For a few days before and after the March 1st holiday, police patrolled the area along the Miljacka River. Since I wasn’t certain of the right spot to turn off toward the cable car, I asked a machine-gun-carrying policeman for directions. He didn’t speak English, so I pointed toward the mountain and said, “cable car”. He gave me a slightly funny look – now I understand why… Of course I should have asked for directions to “Sarajevska Žičara” :o(. He may have been too young to have experienced the snipers firsthand, but his parents and grandparents must have frightening tales to share!
Views from the cable car are great but the outing itself was disappointing. Unless you have skis, hiking up and down the mountain is better than riding the cable car – summer is the best time for hiking. Hiking trails include Prvi Šumar recreational area, remnants of the Olympic bobsled and luge track, and the Observatory (Čolina Kapa), an Austro-Hungarian fortification formerly known as Bistrik Kula.
War Bunker Museum
As I walked back down to Old Town, I saw a makeshift sign for a “War Museum” and stopped to check it out. It was an amazing emotional experience. The man leading tours had lived through the siege with his wife and six-month-old son.

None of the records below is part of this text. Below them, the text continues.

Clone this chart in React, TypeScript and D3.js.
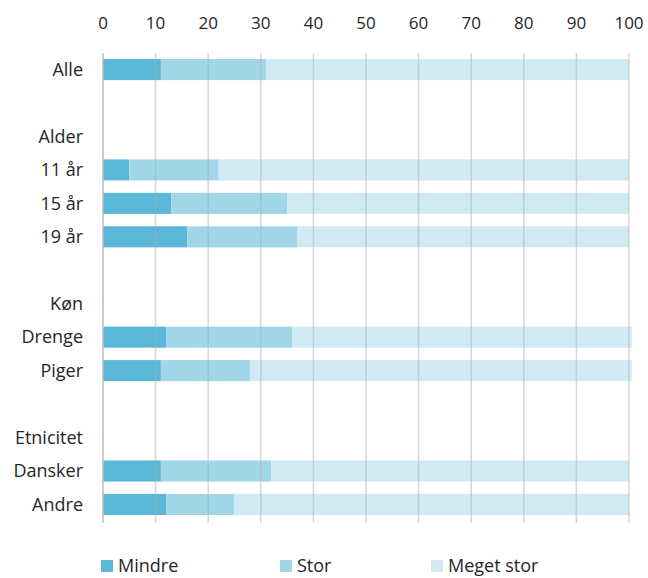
import * as d3 from "d3";

const rows = [
  "Alle", "", "Alder", "11 år", "15 år", "19 år", "",
  "Køn", "Drenge", "Piger", "", "Etnicitet", "Dansker", "Andre",
];
const keys = ["Mindre", "Stor", "Meget stor"];
const colors = ["#5ab7d7", "#a0d6e8", "#d0e9f2"];
// per category: Mindre, Stor, Meget stor
const mindre: Record<string, number> = {
  Alle: 11, "11 år": 5, "15 år": 13, "19 år": 16,
  Drenge: 12, Piger: 11, Dansker: 11, Andre: 12,
};
const stor: Record<string, number> = {
  Alle: 20, "11 år": 17, "15 år": 22, "19 år": 21,
  Drenge: 24, Piger: 17, Dansker: 21, Andre: 13,
};
const megetStor: Record<string, number> = {
  Alle: 69, "11 år": 78, "15 år": 65, "19 år": 63,
  Drenge: 64.5, Piger: 72.5, Dansker: 68, Andre: 75,
};
const xTicks = [0, 10, 20, 30, 40, 50, 60, 70, 80, 90, 100];

const FONT = "'Open Sans', 'Liberation Sans', sans-serif";
const TEXT = "#262626";

export default function App() {
  const width = 648;
  const height = 578;
  const margin = { left: 103, right: 19, top: 53, bottom: 57 };

  const x = d3.scaleLinear().domain([0, 100]).range([margin.left, width - margin.right]);
  const y = d3
    .scaleBand<string>()
    .domain(rows.map((r, i) => `${i}`))
    .range([margin.top, height - margin.bottom])
    .paddingInner(0.37)
    .paddingOuter(0.18);

  const bars = rows
    .map((r, i) => ({ r, i }))
    .filter((d) => mindre[d.r] !== undefined)
    .flatMap(({ r, i }) => {
      const vals = [mindre[r], stor[r], megetStor[r]];
      let acc = 0;
      return vals.map((v, k) => {
        const x0 = acc;
        acc += v;
        return { key: `${r}-${k}`, i, x0, x1: acc, k };
      });
    });

  const legendX = [101, 280, 431];

  return (
    <svg
      width={width}
      height={height}
      style={{ position: "absolute", left: 0, top: 0, fontFamily: FONT }}
    >
      {xTicks.map((t) => (
        <text
          key={`t${t}`}
          x={x(t)}
          y={29}
          textAnchor="middle"
          fontSize={17}
          fill={TEXT}
        >
          {t}
        </text>
      ))}
      {bars.map((b) => (
        <rect
          key={b.key}
          x={x(b.x0)}
          y={y(`${b.i}`)!}
          width={x(b.x1) - x(b.x0)}
          height={y.bandwidth()}
          fill={colors[b.k]}
        />
      ))}
      {xTicks.map((t) => (
        <line
          key={`g${t}`}
          x1={x(t)}
          x2={x(t)}
          y1={margin.top}
          y2={height - margin.bottom + 2}
          stroke={t === 0 ? "#bdbdbd" : "#b0b0b0"}
          strokeOpacity={t === 0 ? 1 : 0.5}
          strokeWidth={1.5}
        />
      ))}
      {rows.map((r, i) =>
        r ? (
          <text
            key={`l${i}`}
            x={83}
            y={y(`${i}`)! + y.bandwidth() / 2}
            dy="0.35em"
            textAnchor="end"
            fontSize={18}
            fill={TEXT}
          >
            {r}
          </text>
        ) : null,
      )}
      {keys.map((k, i) => (
        <g key={k}>
          <rect x={legendX[i]} y={560} width={12} height={12} fill={colors[i]} />
          <text x={legendX[i] + 17} y={572} fontSize={18} fill={TEXT}>
            {k}
          </text>
        </g>
      ))}
    </svg>
  );
}
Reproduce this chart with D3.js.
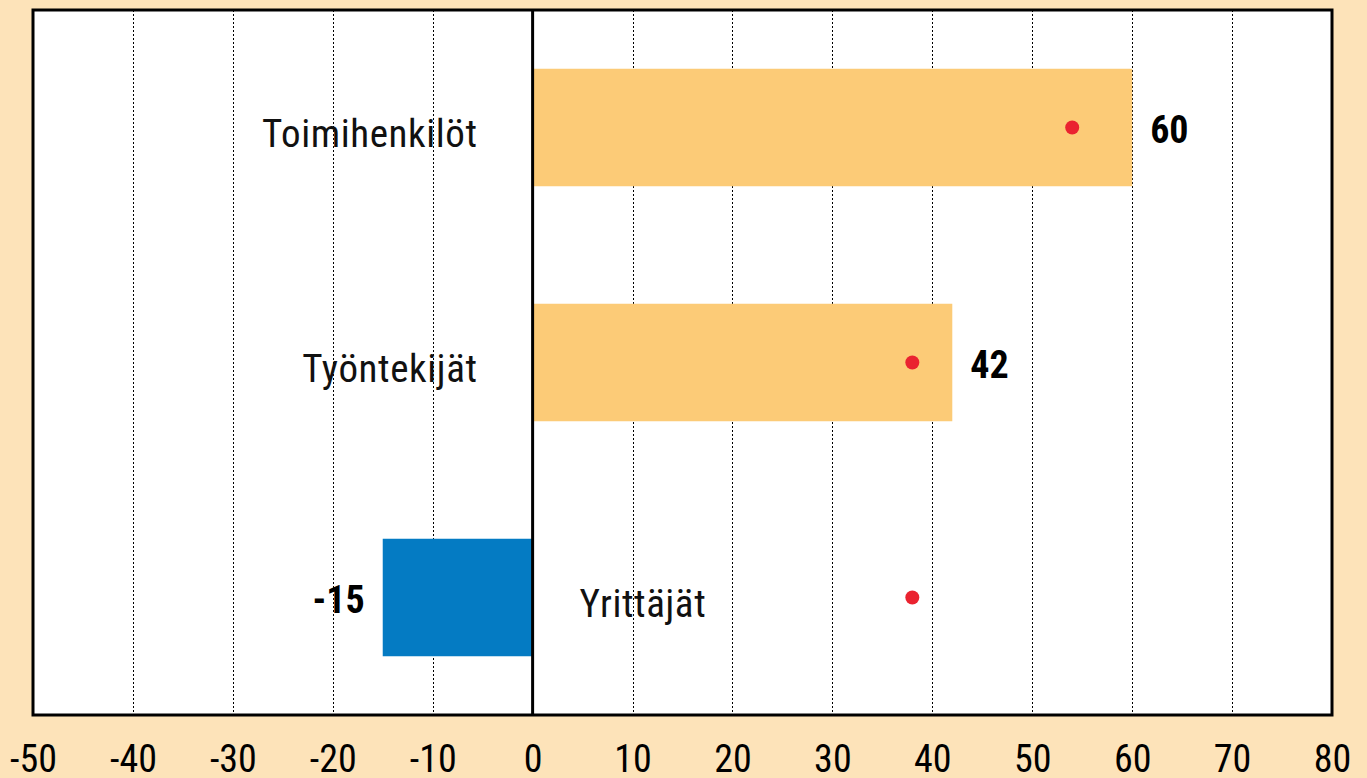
<!DOCTYPE html>
<html>
<head>
<meta charset="utf-8">
<script src="https://cdn.jsdelivr.net/npm/d3@7"></script>
<style>
  html, body { margin: 0; padding: 0; background: #fde3b9; }
  svg { display: block; }
  text { font-family: "Liberation Sans Narrow", "Arial Narrow", "Roboto Condensed", sans-serif; }
</style>
</head>
<body>
<svg id="chart"></svg>
<script>
// data
var categories = ["Toimihenkilöt", "Työntekijät", "Yrittäjät"];
var values = [60, 42, -15];
var dots = [54, 38, 38];
var tickValues = [-50, -40, -30, -20, -10, 0, 10, 20, 30, 40, 50, 60, 70, 80];

var width = 1367, height = 778;
var plotLeft = 33, plotRight = 1332, plotTop = 10, plotBottom = 715;

var svg = d3.select("#chart")
    .attr("width", width)
    .attr("height", height);

var x = d3.scaleLinear()
    .domain([-50, 80])
    .range([plotLeft, plotRight]);

var y = d3.scaleBand()
    .domain(categories)
    .range([plotTop, plotBottom])
    .paddingInner(0.5)
    .paddingOuter(0.25);

// white plot area
svg.append("rect")
    .attr("x", plotLeft).attr("y", plotTop)
    .attr("width", plotRight - plotLeft).attr("height", plotBottom - plotTop)
    .attr("fill", "#fff");

// dotted grid
svg.selectAll("line.grid")
    .data(tickValues.filter(function(d){ return d != -50 && d != 0 && d != 80; }))
    .enter()
    .append("line")
      .attr("class", "grid")
      .attr("x1", function(d){ return Math.round(x(d)) + 0.5; })
      .attr("x2", function(d){ return Math.round(x(d)) + 0.5; })
      .attr("y1", plotTop).attr("y2", plotBottom)
      .attr("stroke", "#000")
      .attr("stroke-width", 1)
      .attr("stroke-dasharray", "2,2");

// bars
svg.selectAll("rect.bar")
    .data(values)
    .enter()
    .append("rect")
      .attr("class", "bar")
      .attr("x", function(d){ return x(Math.min(0, d)); })
      .attr("width", function(d){ return Math.abs(x(d) - x(0)); })
      .attr("y", function(d, i){ return y(categories[i]); })
      .attr("height", y.bandwidth())
      .attr("fill", function(d){ return d < 0 ? "#047bc3" : "#fccb77"; });

// zero line
svg.append("line")
    .attr("x1", x(0)).attr("x2", x(0))
    .attr("y1", plotTop).attr("y2", plotBottom)
    .attr("stroke", "#000")
    .attr("stroke-width", 3);

// frame
svg.append("rect")
    .attr("x", plotLeft).attr("y", plotTop)
    .attr("width", plotRight - plotLeft).attr("height", plotBottom - plotTop)
    .attr("fill", "none")
    .attr("stroke", "#000")
    .attr("stroke-width", 3);

// red dots
svg.selectAll("circle")
    .data(dots)
    .enter()
    .append("circle")
      .attr("cx", function(d){ return x(d); })
      .attr("cy", function(d, i){ return y(categories[i]) + y.bandwidth() / 2; })
      .attr("r", 7)
      .attr("fill", "#ea2330");

// category labels
svg.selectAll("text.cat")
    .data(categories)
    .enter()
    .append("text")
      .attr("class", "cat")
      .text(function(d){ return d; })
      .attr("x", function(d, i){ return values[i] < 0 ? x(0) + 47 : x(0) - 55; })
      .attr("y", function(d){ return y(d) + y.bandwidth() / 2 + 6; })
      .attr("dy", "0.35em")
      .attr("text-anchor", function(d, i){ return values[i] < 0 ? "start" : "end"; })
      .attr("font-size", 39)
      .attr("letter-spacing", 0.6)
      .attr("fill", "#111");

// value labels
svg.selectAll("text.val")
    .data(values)
    .enter()
    .append("text")
      .attr("class", "val")
      .text(function(d){ return d; })
      .attr("x", function(d){ return d < 0 ? x(d) - 18 : x(d) + 18; })
      .attr("y", function(d, i){ return y(categories[i]) + y.bandwidth() / 2 + 2; })
      .attr("dy", "0.35em")
      .attr("text-anchor", function(d){ return d < 0 ? "end" : "start"; })
      .attr("font-size", 38)
      .attr("font-weight", "bold")
      .attr("fill", "#000");

// x axis labels
var axis = d3.axisBottom(x)
    .tickValues(tickValues)
    .tickSize(0)
    .tickPadding(0)
    .tickFormat(function(d){ return d; });

var ax = svg.append("g")
    .attr("transform", "translate(0," + 745 + ")")
    .call(axis);
ax.select(".domain").remove();
ax.selectAll("text")
    .attr("font-family", "\"Liberation Sans Narrow\", \"Arial Narrow\", sans-serif")
    .attr("font-size", 38)
    .attr("fill", "#000")
    .attr("dy", "0.71em");
</script>
</body>
</html>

The museum was an underground bunker exactly like those used during Siege bombings. He described what it was like living in a dark, overcrowded bunker without electricity, food, plumbing, or water. Despite great obstacles and the tragic deaths and injuries of friends and family, somehow they survived. They used innovative methods to protect themselves, communicate, and get food, water, and other essentials needed to survive. Their life was difficult and certainly not for the faint-hearted.
My photos aren’t great but they give an idea of what the bunker looked like inside. It contained mortar shell remnants and other items from the war. On a mountain full of booby traps and landmines, it’s amazing that these brave people survived!!